Pierre Sommermeyer
Le jour où je suis entré à l’université fut, pour l’ouvrier que j’étais, un moment de joie profonde. J’entrais dans le monde du savoir. Tous les gens que j’allais côtoyer avaient fait des études bien plus étendues que je n’espérais jamais en faire. J’avais été embauché comme menuisier. Ma tâche serait d’aménager les laboratoires et les bureaux des
chercheurs. Pendant près de trente ans, je me suis consacré à ce travail. Je dois dire qu’à peu d’exceptions près, j’ai rencontré des gens fort agréables avec moi.
J’ai mis du temps à m’apercevoir que cette qualité de relations était due au fait que je ne représentais pas une concurrence pour eux. C’était un laboratoire qui comprenait plusieurs centaines de personnes. De nombreux étrangers étaient présents, la moyenne d’âge générale était très jeune. Par mes fonctions, j’étais l’une des rares personnes à pouvoir circuler dans les labos sans susciter une quelconque suspicion.

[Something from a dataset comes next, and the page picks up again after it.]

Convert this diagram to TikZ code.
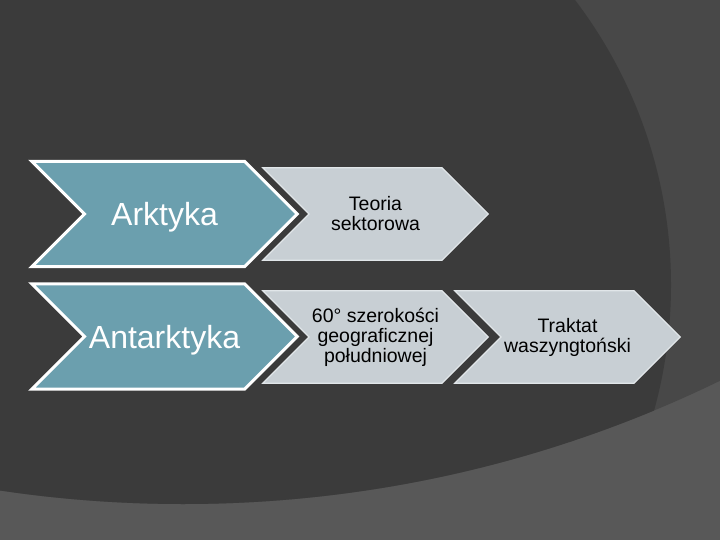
\documentclass[tikz,border=0pt]{standalone}
\usepackage{fontspec}
\setmainfont{Liberation Sans}
\usetikzlibrary{calc, backgrounds}

\definecolor{bgdark}{HTML}{3B3B3B}
\definecolor{bgmid}{HTML}{484848}
\definecolor{bglight}{HTML}{585858}
\definecolor{regionblue}{HTML}{6B9FAE}
\definecolor{itemgray}{HTML}{C8CFD4}
\definecolor{itemedge}{HTML}{E1E6E9}

% chevron round a node: #1 node, #2 fill, #3 outline, #4 line width
\newcommand{\chevron}[4]{%
  \filldraw[fill=#2, draw=#3, line width=#4]
    let \p1 = (#1.north), \p2 = (#1.south), \n1 = {(\y1-\y2)/2} in
    (#1.north west) -- ([xshift=-\n1]#1.north east) -- (#1.east)
    -- ([xshift=-\n1]#1.south east) -- (#1.south west)
    -- ([xshift=\n1]#1.west) -- cycle;}

\begin{document}
\begin{tikzpicture}[
  x = 1pt, y = -1pt,
  region/.style = {text = white, font = \fontsize{32}{36}\selectfont,
    minimum width = 265pt, minimum height = 105pt, inner sep = 0pt,
    text depth = 0pt},
  item/.style = {text = black, align = center,
    font = \fontsize{19.5}{20}\selectfont,
    minimum width = 225pt, minimum height = 92pt, inner sep = 0pt}
]
\useasboundingbox (0,0) rectangle (720,540);

% regions
\node[region](ark) at (164.5,214)   {Arktyka};
\node[region](ant) at (164.5,336.5) {Antarktyka};

% claims
\node[item](sect)   at (375.5,214) {Teoria\\sektorowa};
\node[item](lat)    at (375.5,337) {60° szerokości\\geograficznej\\południowej};
\node[item](treaty) at (567.5,337) {Traktat\\waszyngtoński};

% background arcs
\begin{scope}[on background layer]
  \clip (0,0) rectangle (720,540);
  \fill[bglight] (0,0) rectangle (720,540);
  \fill[bgmid] (183,-725) circle[radius = 1229pt];
  \clip (183,-725) circle[radius = 1229pt];
  \fill[bgdark] (200,285) circle[radius = 471pt];
\end{scope}

% chevrons
\begin{scope}[on background layer]
  \chevron{ark}{regionblue}{white}{3pt}
  \chevron{ant}{regionblue}{white}{3pt}
  \chevron{sect}{itemgray}{itemedge}{1.2pt}
  \chevron{lat}{itemgray}{itemedge}{1.2pt}
  \chevron{treaty}{itemgray}{itemedge}{1.2pt}
\end{scope}

\end{tikzpicture}
\end{document}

Puis, je fus invité un jour à un pot, nom familier de la célébration d’un événement. Content d’être convié par des gens aussi instruits, je suis venu. J’ai demandé entre deux verres ce que l’on fêtait, un mariage, une naissance ou un anniversaire. Surprise, la personne que je questionnais me répondit qu’il s’agissait de l’accord donné pour la publication d’un article scientifique. C’est ainsi que je suis entré doucement dans un drôle de monde, où sous des apparences très policées, une lutte à couteaux tirés se faisait jour. D’un labo à un autre, d’un étage à l’autre, ou sur le même étage, des rivalités apparaissaient.
Tout cela sous les yeux ébahis du naïf que j’étais.